THE PRESIDENT: You didn’t read the last part of the line, did you?

LT. COL. GRIFFITH-JONES: [Repeating.] “...were mentally and physically broken. That is the result of the new order.” I am very much obliged to you.

[Turning to the defendant.] “That is the result,” you say, “of the ‘new order’ in Europe...”

You say you didn’t believe it. Is that what you say now, that you must have read it—must you not?

STREICHER: Yes.

LT. COL. GRIFFITH-JONES: But you just didn’t believe it; is that right?

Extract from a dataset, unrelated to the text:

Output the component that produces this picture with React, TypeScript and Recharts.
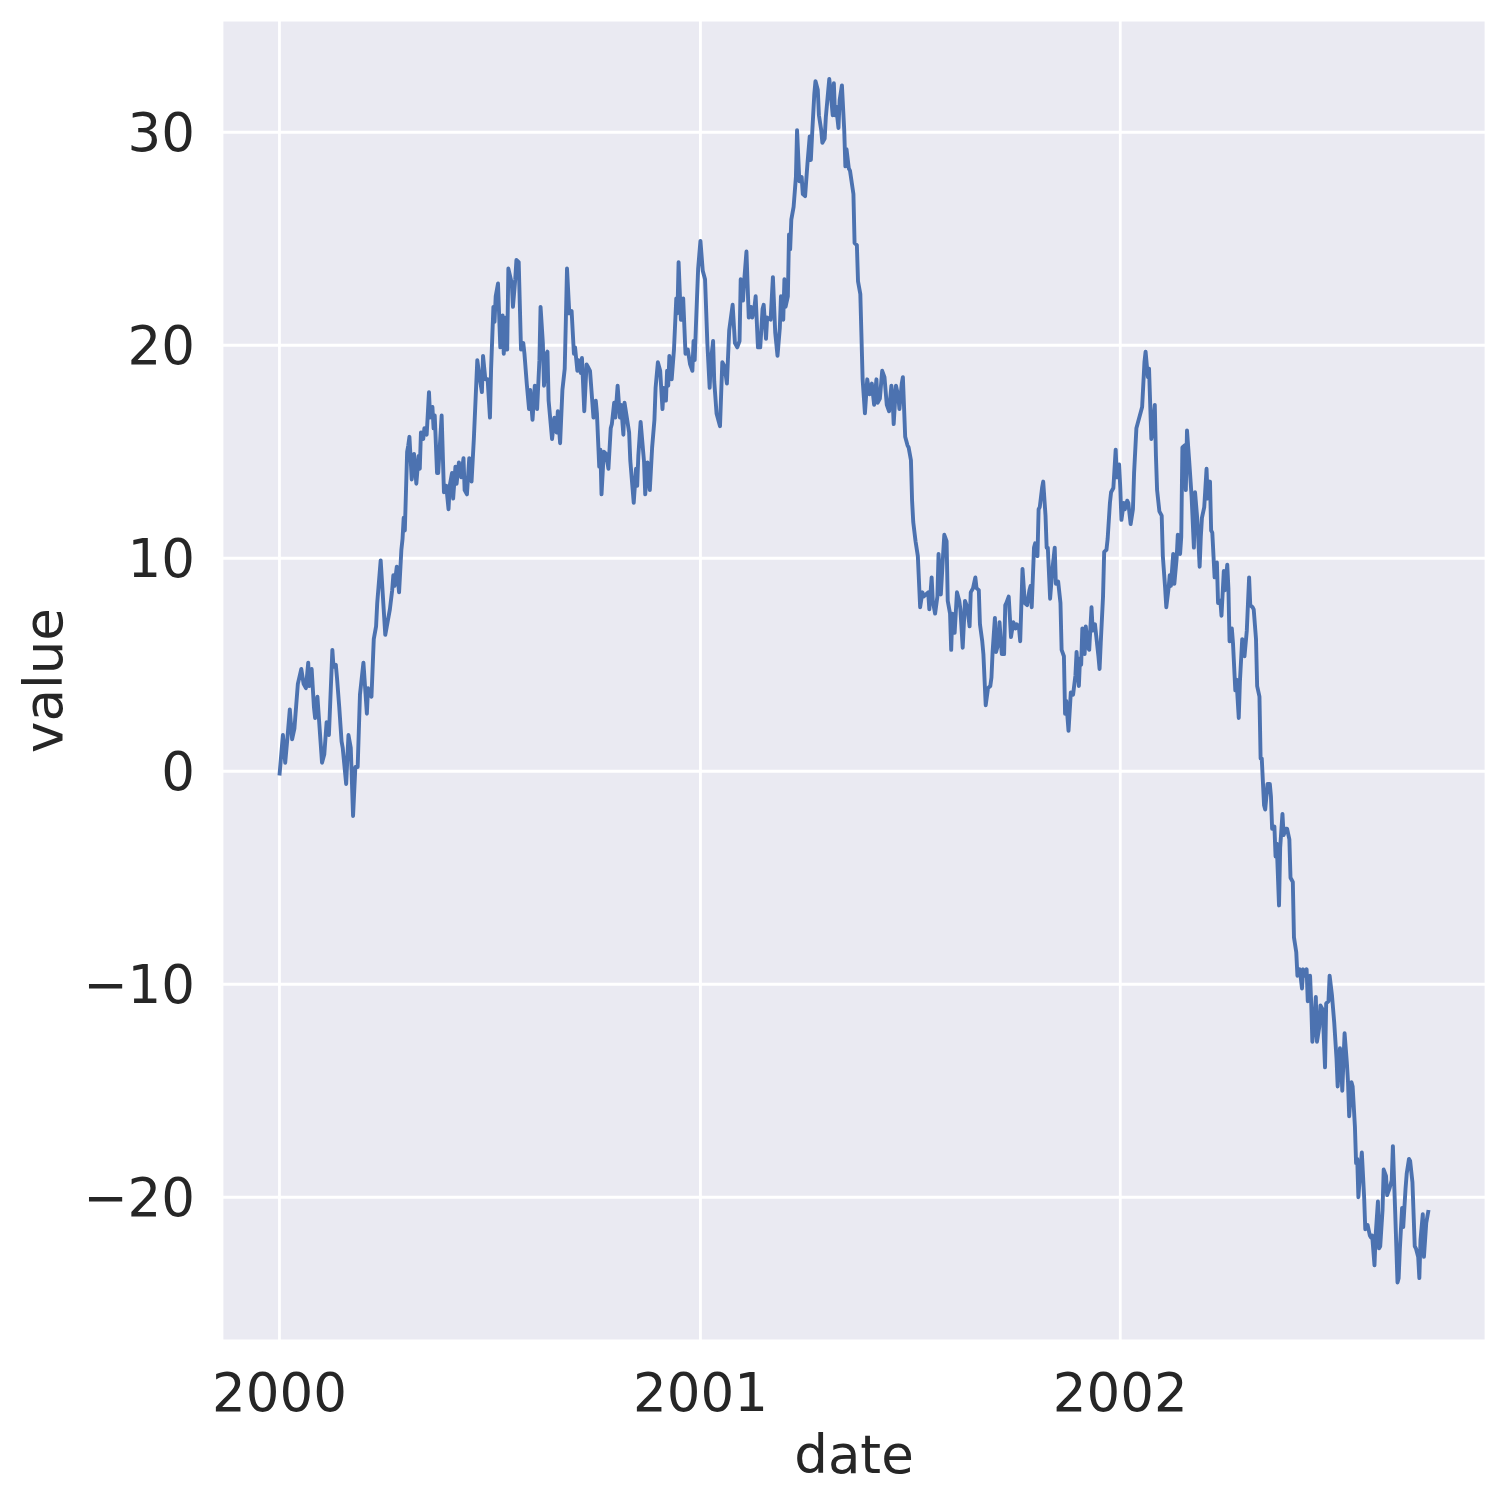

STREICHER: No, I did not believe it.

LT. COL. GRIFFITH-JONES: Even if you didn’t believe it, when you were reading this newspaper more or less regularly, when your cameraman had been to the ghettos in the East, did you think it right to go on, week after week, in your newspaper crying for the extermination, murder, of the Jews?

STREICHER: That is not correct. It is not true that murder was demanded week after week. And I repeat again, the sharpening of our tone was the answer to the voice from America that called for our mass murder in Germany—eye for eye, tooth for tooth. If a Jew, Erich Kauffmann, demands mass murders in Germany, then perhaps I, as an author, can say that the Jews too should be exterminated. That is a literary matter. But the mass murders had taken place a long time before without our having known about them; and I state here that if I had known what had in fact happened in the East, then I would not have used these quotations at all.

LT. COL. GRIFFITH-JONES: But, Defendant, you must have known then, must you not, after reading that article, after sending your cameraman, after the United Nations published their declaration, after Hitler’s prophecies had been made again and again in his proclamations, after you said his prophecy had been fulfilled? You really say you didn’t know?